* PROBLEM DETAILS: Check each line for the word "this" and give how many have it. Say nothing else.

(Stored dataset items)
——————————
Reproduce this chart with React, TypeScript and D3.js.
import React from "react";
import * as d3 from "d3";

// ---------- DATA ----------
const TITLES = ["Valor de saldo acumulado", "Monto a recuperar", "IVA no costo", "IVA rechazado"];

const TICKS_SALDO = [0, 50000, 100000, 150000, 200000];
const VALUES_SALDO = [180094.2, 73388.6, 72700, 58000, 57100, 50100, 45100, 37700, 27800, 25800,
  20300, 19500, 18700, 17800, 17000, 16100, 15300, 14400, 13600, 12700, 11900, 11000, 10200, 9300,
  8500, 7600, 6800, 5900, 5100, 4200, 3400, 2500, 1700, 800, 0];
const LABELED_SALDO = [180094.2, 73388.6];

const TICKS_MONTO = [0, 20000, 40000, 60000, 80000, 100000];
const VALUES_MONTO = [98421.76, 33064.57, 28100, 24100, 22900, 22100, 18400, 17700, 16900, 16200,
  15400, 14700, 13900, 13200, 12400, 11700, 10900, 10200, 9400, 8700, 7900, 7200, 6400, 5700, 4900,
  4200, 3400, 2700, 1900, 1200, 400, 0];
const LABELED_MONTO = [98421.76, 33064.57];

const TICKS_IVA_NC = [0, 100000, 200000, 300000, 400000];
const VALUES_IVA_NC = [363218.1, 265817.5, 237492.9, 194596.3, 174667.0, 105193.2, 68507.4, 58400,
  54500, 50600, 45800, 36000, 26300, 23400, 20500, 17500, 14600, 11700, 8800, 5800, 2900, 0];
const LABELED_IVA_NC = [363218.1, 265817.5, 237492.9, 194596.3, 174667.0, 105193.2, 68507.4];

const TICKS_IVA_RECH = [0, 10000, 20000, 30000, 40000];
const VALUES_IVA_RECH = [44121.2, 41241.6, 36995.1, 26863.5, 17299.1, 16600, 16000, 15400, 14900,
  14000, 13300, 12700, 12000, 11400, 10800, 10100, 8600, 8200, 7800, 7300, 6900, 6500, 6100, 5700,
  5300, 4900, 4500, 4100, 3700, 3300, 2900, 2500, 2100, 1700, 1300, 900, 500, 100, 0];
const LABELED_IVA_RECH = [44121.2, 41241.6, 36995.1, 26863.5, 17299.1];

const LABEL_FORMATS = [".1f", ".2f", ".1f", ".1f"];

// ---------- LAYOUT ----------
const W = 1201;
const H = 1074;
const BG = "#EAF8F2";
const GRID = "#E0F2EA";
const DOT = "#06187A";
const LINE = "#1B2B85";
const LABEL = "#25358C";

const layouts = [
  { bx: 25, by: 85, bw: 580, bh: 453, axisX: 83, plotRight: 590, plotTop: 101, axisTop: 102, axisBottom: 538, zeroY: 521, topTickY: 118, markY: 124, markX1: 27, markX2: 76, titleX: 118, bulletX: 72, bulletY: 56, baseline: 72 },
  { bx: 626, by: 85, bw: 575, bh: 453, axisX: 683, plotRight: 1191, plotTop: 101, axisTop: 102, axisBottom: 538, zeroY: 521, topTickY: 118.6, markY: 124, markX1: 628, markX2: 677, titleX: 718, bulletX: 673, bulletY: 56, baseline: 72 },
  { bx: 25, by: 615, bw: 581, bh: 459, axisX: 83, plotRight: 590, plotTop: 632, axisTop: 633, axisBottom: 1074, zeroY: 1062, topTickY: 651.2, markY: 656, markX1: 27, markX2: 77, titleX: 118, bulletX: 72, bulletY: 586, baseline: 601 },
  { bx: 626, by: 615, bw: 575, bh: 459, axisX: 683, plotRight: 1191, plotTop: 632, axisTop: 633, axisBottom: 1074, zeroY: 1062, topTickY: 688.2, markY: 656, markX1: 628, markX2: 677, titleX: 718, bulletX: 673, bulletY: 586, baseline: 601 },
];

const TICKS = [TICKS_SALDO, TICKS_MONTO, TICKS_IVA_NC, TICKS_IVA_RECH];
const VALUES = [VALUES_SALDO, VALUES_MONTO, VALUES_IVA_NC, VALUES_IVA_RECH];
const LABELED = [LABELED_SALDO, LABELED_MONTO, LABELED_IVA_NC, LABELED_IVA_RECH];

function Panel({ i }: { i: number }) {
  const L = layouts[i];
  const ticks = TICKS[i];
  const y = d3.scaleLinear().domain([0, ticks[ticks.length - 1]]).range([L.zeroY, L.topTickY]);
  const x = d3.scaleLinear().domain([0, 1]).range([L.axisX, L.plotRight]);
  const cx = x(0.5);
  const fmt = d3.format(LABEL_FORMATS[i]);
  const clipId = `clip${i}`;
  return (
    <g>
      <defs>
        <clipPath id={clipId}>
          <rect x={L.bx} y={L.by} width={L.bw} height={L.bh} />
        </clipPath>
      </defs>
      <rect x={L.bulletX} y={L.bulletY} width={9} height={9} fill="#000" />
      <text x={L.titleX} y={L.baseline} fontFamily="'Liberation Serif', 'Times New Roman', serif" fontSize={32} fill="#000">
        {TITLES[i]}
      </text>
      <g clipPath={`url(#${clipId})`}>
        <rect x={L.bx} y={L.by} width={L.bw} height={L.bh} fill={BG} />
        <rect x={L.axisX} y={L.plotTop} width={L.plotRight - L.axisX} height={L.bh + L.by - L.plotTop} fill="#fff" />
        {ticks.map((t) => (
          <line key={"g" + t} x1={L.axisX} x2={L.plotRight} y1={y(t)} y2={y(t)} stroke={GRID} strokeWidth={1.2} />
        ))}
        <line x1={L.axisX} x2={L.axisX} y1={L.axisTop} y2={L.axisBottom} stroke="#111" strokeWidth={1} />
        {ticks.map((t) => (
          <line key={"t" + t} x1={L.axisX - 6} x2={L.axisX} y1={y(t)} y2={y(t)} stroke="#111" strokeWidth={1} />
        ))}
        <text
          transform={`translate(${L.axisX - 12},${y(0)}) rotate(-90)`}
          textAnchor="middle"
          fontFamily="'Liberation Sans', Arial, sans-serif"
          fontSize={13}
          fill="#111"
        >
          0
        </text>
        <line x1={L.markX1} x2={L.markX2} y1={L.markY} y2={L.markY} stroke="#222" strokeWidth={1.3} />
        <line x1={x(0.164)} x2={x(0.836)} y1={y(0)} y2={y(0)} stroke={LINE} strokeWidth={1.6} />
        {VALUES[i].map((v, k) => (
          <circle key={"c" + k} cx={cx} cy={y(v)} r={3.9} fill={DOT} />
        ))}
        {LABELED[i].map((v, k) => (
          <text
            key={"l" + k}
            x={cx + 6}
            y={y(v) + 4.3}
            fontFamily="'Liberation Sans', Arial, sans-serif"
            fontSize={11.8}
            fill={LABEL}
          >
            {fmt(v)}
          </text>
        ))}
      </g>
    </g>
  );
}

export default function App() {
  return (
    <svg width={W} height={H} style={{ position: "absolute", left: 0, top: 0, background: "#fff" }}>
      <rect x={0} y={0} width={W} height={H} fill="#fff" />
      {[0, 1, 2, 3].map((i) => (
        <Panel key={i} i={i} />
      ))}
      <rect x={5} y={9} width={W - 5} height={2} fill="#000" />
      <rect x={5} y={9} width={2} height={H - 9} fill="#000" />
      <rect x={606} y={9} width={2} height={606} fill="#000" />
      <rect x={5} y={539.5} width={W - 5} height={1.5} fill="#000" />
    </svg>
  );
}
——————————
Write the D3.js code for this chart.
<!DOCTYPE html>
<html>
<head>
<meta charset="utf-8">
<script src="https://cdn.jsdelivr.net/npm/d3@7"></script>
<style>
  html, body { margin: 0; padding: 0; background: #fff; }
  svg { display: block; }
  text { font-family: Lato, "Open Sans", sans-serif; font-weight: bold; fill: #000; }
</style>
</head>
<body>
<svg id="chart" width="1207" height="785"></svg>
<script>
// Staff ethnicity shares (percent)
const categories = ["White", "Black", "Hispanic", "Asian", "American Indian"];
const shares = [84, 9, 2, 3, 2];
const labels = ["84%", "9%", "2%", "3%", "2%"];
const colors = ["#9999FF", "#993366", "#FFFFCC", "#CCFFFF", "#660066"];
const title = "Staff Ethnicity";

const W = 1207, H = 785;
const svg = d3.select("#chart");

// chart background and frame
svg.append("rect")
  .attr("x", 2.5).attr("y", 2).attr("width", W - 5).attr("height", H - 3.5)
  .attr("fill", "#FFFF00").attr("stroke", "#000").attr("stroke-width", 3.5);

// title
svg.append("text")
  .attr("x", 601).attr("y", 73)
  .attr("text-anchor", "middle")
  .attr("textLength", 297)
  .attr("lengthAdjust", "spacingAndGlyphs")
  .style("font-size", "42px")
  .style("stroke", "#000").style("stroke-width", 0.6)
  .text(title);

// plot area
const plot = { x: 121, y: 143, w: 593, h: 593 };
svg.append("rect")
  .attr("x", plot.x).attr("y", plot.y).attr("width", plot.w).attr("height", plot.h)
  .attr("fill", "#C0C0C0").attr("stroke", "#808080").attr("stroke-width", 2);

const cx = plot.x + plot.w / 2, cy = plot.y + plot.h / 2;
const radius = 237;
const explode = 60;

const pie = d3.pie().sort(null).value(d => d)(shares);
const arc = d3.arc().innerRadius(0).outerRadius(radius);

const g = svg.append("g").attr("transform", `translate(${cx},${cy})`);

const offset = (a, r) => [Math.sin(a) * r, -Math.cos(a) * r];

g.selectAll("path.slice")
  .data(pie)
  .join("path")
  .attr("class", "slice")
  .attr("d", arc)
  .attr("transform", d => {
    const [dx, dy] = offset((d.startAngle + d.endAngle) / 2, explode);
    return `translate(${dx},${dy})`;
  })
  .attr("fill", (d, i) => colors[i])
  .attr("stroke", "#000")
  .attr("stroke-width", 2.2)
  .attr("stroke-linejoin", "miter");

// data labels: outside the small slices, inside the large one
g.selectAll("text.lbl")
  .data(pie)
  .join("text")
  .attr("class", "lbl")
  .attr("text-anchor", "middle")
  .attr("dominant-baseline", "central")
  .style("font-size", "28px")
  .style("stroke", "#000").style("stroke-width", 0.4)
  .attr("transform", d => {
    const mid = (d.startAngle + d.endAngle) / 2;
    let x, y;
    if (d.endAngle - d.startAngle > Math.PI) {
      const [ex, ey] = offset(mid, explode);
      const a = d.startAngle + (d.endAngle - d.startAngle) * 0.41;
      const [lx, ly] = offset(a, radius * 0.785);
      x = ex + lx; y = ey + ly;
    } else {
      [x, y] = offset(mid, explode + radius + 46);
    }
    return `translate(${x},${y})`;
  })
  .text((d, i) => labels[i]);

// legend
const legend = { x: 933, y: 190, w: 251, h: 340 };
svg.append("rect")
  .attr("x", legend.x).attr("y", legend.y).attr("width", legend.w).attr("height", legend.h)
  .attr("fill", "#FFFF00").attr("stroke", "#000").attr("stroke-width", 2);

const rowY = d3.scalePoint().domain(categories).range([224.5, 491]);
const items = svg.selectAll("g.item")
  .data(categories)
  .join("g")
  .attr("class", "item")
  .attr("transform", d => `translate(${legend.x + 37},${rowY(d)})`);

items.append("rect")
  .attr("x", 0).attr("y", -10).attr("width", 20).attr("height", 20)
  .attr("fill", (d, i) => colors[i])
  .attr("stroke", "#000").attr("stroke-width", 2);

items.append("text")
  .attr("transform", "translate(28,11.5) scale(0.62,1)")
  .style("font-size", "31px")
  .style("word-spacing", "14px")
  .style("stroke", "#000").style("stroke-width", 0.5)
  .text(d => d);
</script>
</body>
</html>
——————————
* EXERCISE RESPONSE: 2